→ **Material**:
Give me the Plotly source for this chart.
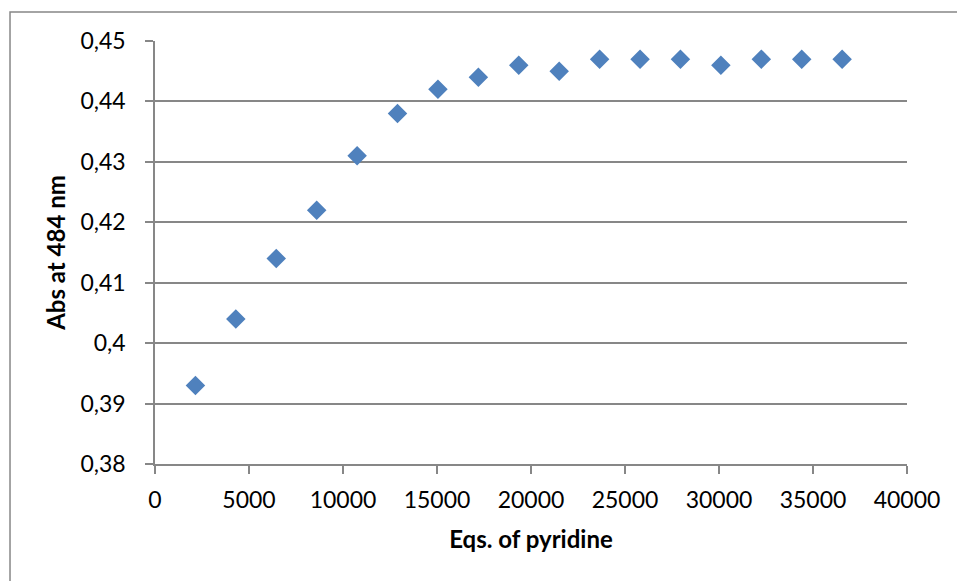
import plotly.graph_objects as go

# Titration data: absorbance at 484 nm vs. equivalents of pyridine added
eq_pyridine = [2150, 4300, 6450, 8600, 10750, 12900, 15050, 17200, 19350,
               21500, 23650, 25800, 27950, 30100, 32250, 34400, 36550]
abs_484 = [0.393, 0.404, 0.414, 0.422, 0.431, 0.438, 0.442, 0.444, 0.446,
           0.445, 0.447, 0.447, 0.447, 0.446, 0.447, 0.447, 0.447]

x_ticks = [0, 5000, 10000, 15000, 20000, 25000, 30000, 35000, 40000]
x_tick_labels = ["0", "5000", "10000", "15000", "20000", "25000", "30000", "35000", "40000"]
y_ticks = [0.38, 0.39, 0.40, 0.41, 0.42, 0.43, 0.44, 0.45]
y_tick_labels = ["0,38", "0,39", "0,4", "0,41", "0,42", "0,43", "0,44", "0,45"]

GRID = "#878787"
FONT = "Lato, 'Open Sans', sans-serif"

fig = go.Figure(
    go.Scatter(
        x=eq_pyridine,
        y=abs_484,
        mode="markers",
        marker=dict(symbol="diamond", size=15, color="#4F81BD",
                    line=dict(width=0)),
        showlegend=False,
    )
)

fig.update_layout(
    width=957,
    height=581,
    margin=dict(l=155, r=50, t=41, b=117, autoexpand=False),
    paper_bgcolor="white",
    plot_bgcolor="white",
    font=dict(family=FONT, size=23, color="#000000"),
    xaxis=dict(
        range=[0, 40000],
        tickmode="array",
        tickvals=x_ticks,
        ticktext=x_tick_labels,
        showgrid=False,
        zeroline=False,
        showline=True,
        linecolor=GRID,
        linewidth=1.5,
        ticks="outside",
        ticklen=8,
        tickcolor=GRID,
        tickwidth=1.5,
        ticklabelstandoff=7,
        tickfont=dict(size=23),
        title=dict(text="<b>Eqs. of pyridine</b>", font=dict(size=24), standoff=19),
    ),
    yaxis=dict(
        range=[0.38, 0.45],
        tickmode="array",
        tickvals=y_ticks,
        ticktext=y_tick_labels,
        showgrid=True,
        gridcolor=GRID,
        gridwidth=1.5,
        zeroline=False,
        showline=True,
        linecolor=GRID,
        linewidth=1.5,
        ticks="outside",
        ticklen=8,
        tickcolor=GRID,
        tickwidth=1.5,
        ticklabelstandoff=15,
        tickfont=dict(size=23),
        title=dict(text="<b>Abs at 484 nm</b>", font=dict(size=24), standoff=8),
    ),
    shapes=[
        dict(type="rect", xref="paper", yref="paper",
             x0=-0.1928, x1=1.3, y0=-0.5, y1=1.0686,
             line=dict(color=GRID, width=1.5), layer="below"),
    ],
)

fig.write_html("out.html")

→ **Exercise brief**:
Every line of the data should be copied as it stands, without the images.

→ **Exercise answer**:
Give me the Plotly source for this chart.
import plotly.graph_objects as go

# Titration data: absorbance at 484 nm vs. equivalents of pyridine added
eq_pyridine = [2150, 4300, 6450, 8600, 10750, 12900, 15050, 17200, 19350,
               21500, 23650, 25800, 27950, 30100, 32250, 34400, 36550]
abs_484 = [0.393, 0.404, 0.414, 0.422, 0.431, 0.438, 0.442, 0.444, 0.446,
           0.445, 0.447, 0.447, 0.447, 0.446, 0.447, 0.447, 0.447]

x_ticks = [0, 5000, 10000, 15000, 20000, 25000, 30000, 35000, 40000]
x_tick_labels = ["0", "5000", "10000", "15000", "20000", "25000", "30000", "35000", "40000"]
y_ticks = [0.38, 0.39, 0.40, 0.41, 0.42, 0.43, 0.44, 0.45]
y_tick_labels = ["0,38", "0,39", "0,4", "0,41", "0,42", "0,43", "0,44", "0,45"]

GRID = "#878787"
FONT = "Lato, 'Open Sans', sans-serif"

fig = go.Figure(
    go.Scatter(
        x=eq_pyridine,
        y=abs_484,
        mode="markers",
        marker=dict(symbol="diamond", size=15, color="#4F81BD",
                    line=dict(width=0)),
        showlegend=False,
    )
)

fig.update_layout(
    width=957,
    height=581,
    margin=dict(l=155, r=50, t=41, b=117, autoexpand=False),
    paper_bgcolor="white",
    plot_bgcolor="white",
    font=dict(family=FONT, size=23, color="#000000"),
    xaxis=dict(
        range=[0, 40000],
        tickmode="array",
        tickvals=x_ticks,
        ticktext=x_tick_labels,
        showgrid=False,
        zeroline=False,
        showline=True,
        linecolor=GRID,
        linewidth=1.5,
        ticks="outside",
        ticklen=8,
        tickcolor=GRID,
        tickwidth=1.5,
        ticklabelstandoff=7,
        tickfont=dict(size=23),
        title=dict(text="<b>Eqs. of pyridine</b>", font=dict(size=24), standoff=19),
    ),
    yaxis=dict(
        range=[0.38, 0.45],
        tickmode="array",
        tickvals=y_ticks,
        ticktext=y_tick_labels,
        showgrid=True,
        gridcolor=GRID,
        gridwidth=1.5,
        zeroline=False,
        showline=True,
        linecolor=GRID,
        linewidth=1.5,
        ticks="outside",
        ticklen=8,
        tickcolor=GRID,
        tickwidth=1.5,
        ticklabelstandoff=15,
        tickfont=dict(size=23),
        title=dict(text="<b>Abs at 484 nm</b>", font=dict(size=24), standoff=8),
    ),
    shapes=[
        dict(type="rect", xref="paper", yref="paper",
             x0=-0.1928, x1=1.3, y0=-0.5, y1=1.0686,
             line=dict(color=GRID, width=1.5), layer="below"),
    ],
)

fig.write_html("out.html")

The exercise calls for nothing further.